I expect that the Supreme Court will unanimously hold in favor of Timbs. And the reason I believe it will be unanimous is based on an amicus brief that was filed in support of Timbs’ petition for cert.

This particular amicus brief was not filed by one of the “usual suspects” in support of criminal defense. In fact, it would be hard to find a stranger bedfellow. That’s because the amicus that I believe will result in a unanimous defense victory was filed by none other than the U.S. Chamber of Commerce.

Wait … what?

While supportive of Timbs, the chamber’s argument stresses that “Across the country, state and local prosecutors are targeting large and small businesses for similar treatment.” This has resulted in “large fines being handed out for even the smallest of violations at great cost to businesses and their customers all because decision-makers have been persuaded to invoke the ‘deep-pockets’ theory of corporate exposure.”

The brief then catalogs the cases it contends are most abusive. It highlights a case from Texas in which it contends a county hired private counsel who sought approximately $2 billion in fines from a landowner for improperly storing a pile of wood on his property.

A defendant who has the support of the chamber in a case before the Supreme Court can rest a lot easier.

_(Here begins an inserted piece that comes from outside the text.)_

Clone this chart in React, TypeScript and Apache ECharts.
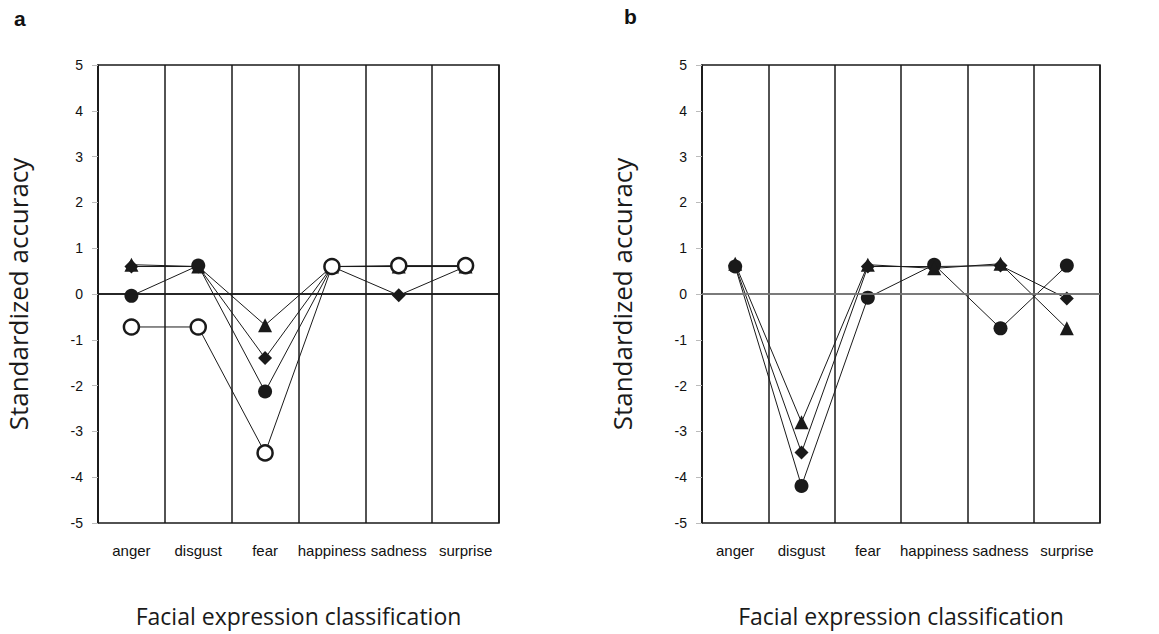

The Roberts Court since 2006 has sided with the chamber in 70 percent of the cases in which it has been involved.

Compare this with the Rehnquist Court’s favoring the chamber 56 percent of the time between 1995 and 2005 and the Burger Court’s rate of only 43 percent between 1981 and 1986. (See “Kavanaugh Will Fit Right In,” New York Times editorial, July 23, 2018.)

Combining a good set of facts for the defense with the support of the chamber of commerce is hard to beat. Look for the Supreme Court next term to selectively incorporate one more right from the Bill of Rights. And don’t be surprised if it’s unanimous.